# 07/28: add your mood



## joe (Jan 5, 2003)

now each day when you sign into SM you can choose your "mood", a fun way to let us know how your feeling, change it once, or each time you log in :smilie_daumenpos: 


[attachment=25060:smmood1.jpg]

[attachment=25061:smmood2.jpg]


----------



## Bonnie's Mommie (Mar 2, 2006)

I just noticed that - pretty cool! 
But, I don't mean to be an idiot, what is WOOT?? :smilie_tischkante:


----------



## NC's Mom (Oct 23, 2004)

Any reason why "relieved" and "embarrassed" are spelled in such odd ways?


----------



## joe (Jan 5, 2003)

> Any reason that "relieved" is spelled in such an odd way?[/B]


dont know, who ever made the mod add on cant speel :HistericalSmiley: I'll see if I can find a way to fix it


----------



## ClaBec Maltese (Feb 19, 2007)

Thanks Joe I love it. You have done an awsome job with.


----------



## NC's Mom (Oct 23, 2004)

Hehehehehehehe...also found "embarrassed" and edited my post...but you beat me to it and quoted me on the old version.


----------



## joe (Jan 5, 2003)

ok, the "mood" mod seems to be causing a problem with the PM system right now, It will be disabled for now until I find the fix


sorry


----------



## joe (Jan 5, 2003)

> ok, the "mood" mod seems to be causing a problem with the PM system right now, It will be disabled for now until I find the fix
> 
> 
> sorry[/B]


i believe I got this to work right for now, please report any problems with the PM system or anything else


----------



## coco (Sep 20, 2006)

The website looks great, but what is reliefed and woot? Just curious. Okay now that I am making a reply, I see many other things I don't understand. Toggle side panel, bb code. Oh, my, I think I'm lost.


----------



## Andrea&Luci (Jul 30, 2006)

LOL In light of the "woot" confusion, I decided to make it my mood! 
I like everything new going on, except for how you have to sign in every time u use the site, usually I'll sign offline and when I come back on, I'm still logged on... is there any way to fix that? I mean, it's not that big of a deal since EVERYTHING is password protected now, but it was kinda easy to just click SM on my favorites and there I was..logged in.  B)


----------



## NC's Mom (Oct 23, 2004)

I'm still logged in and I pop in and out all day long. Did you click the little box to keep yourself signed in?


----------



## ClaBec Maltese (Feb 19, 2007)

> I'm still logged in and I pop in and out all day long. Did you click the little box to keep yourself signed in?[/B]
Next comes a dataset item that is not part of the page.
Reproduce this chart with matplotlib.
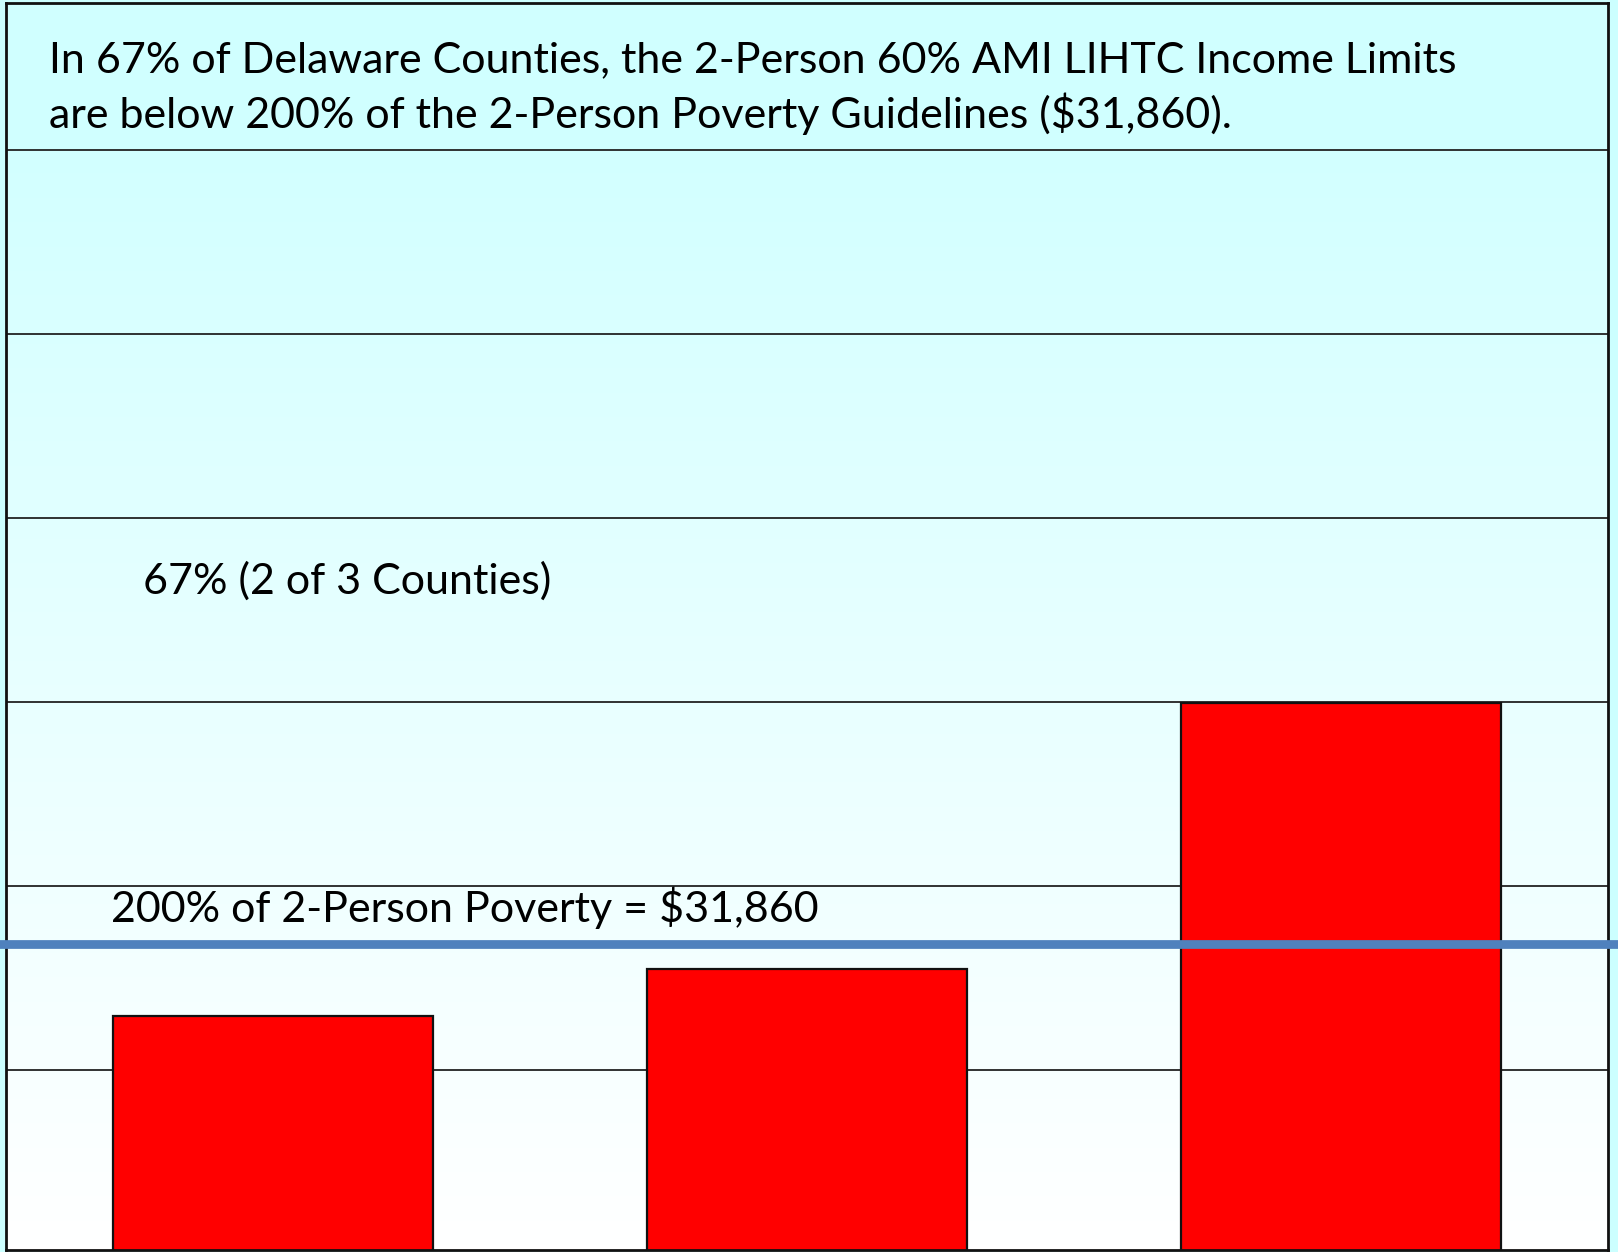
import numpy as np
import matplotlib
matplotlib.use("Agg")
import matplotlib.pyplot as plt
from matplotlib.transforms import blended_transform_factory
from matplotlib.patches import Rectangle

# ---- data ----
counties = ["Kent", "Sussex", "New Castle"]
income_limits = [27900, 30500, 44950]
poverty_200 = 31860
grid_values = [25000, 35000, 45000, 55000, 65000, 75000]
title_lines = ["In 67% of Delaware Counties, the 2-Person 60% AMI LIHTC Income Limits",
               "are below 200% of the 2-Person Poverty Guidelines ($31,860)."]
share_label = "67% (2 of 3 Counties)"
line_label = "200% of 2-Person Poverty = $31,860"

plt.rcParams['font.family'] = ['Lato', 'DejaVu Sans']

W, H = 1618, 1252
fig = plt.figure(figsize=(W / 100, H / 100), dpi=100, facecolor="#CCFFFF")
ax = fig.add_axes([6 / W, 2 / H, 1602 / W, 1247 / H])

ymin, ymax = 15200, 83000
ax.set_xlim(-0.5, 2.5)
ax.set_ylim(ymin, ymax)

# gradient background
grad = np.linspace(0, 1, 256).reshape(-1, 1)
top = np.array([0.80, 1.0, 1.0])
bot = np.array([1.0, 1.0, 1.0])
img = bot + (top - bot) * grad[:, :, None] * np.ones((1, 1, 3))
ax.imshow(img, extent=[-0.5, 2.5, ymin, ymax], origin="lower", aspect="auto", zorder=0)

# title box
ax.add_patch(Rectangle((-0.5, grid_values[-1]), 3.0, ymax - grid_values[-1],
                       facecolor="#D0FFFF", edgecolor="none", zorder=0.5))

for g in grid_values:
    ax.axhline(g, color="#222222", linewidth=1.3, zorder=1)

x = np.arange(len(counties))
ax.bar(x, income_limits, width=0.6, bottom=0, color="#FF0000",
       edgecolor="#111111", linewidth=1.6, zorder=2)

tr = blended_transform_factory(fig.transFigure, ax.transData)
ax.plot([0, 1], [poverty_200, poverty_200], transform=tr, color="#4F81BD",
        linewidth=6.3, clip_on=False, zorder=3)

for s in ax.spines.values():
    s.set_linewidth(2)
    s.set_color("#111111")
ax.set_xticks([])
ax.set_yticks([])

fs = 31
fig.text(49 / W, 1 - 72 / H, title_lines[0], fontsize=fs, va="baseline", ha="left")
fig.text(49 / W, 1 - 128 / H, title_lines[1], fontsize=fs, va="baseline", ha="left")
fig.text(143 / W, 1 - 581 / H, share_label, fontsize=fs, va="center", ha="left")
fig.text(111 / W, 1 - 908 / H, line_label, fontsize=fs, va="center", ha="left")

fig.savefig("out.png", dpi=100, facecolor=fig.get_facecolor())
I had been also. Until this last time, I had to sign back in.


----------



## I found nemo (Feb 23, 2006)

I had to sign in 2x in 20 minutes, I thought it was me :biggrin: thank God it's not.
Yes I checked the box to stay logged in.. Joe will fix, it's not a big deal..
ANDREA :biggrin:


----------



## I found nemo (Feb 23, 2006)

It says im a guest and not logged in :shocked: but Im posting, this went through right, yes it did..
Is it me only :biggrin: who sees this??
ANDREA
only on the main page it says Im a guest, but when I click my profile or others it says im logged in??


----------



## Cosy (Feb 9, 2006)

Is woot sort of like WHUT? LOL I can't keep up with all the new schtuff. :smilie_tischkante:


----------



## joe (Jan 5, 2003)

I am staying logged in, for anyone that is not, clear your cookies and temp files, then log back in, checking "stay logged in"


----------



## Scoobydoo (May 26, 2005)

> I am staying logged in, for anyone that is not, clear your cookies and temp files, then log back in, checking "stay logged in"[/B]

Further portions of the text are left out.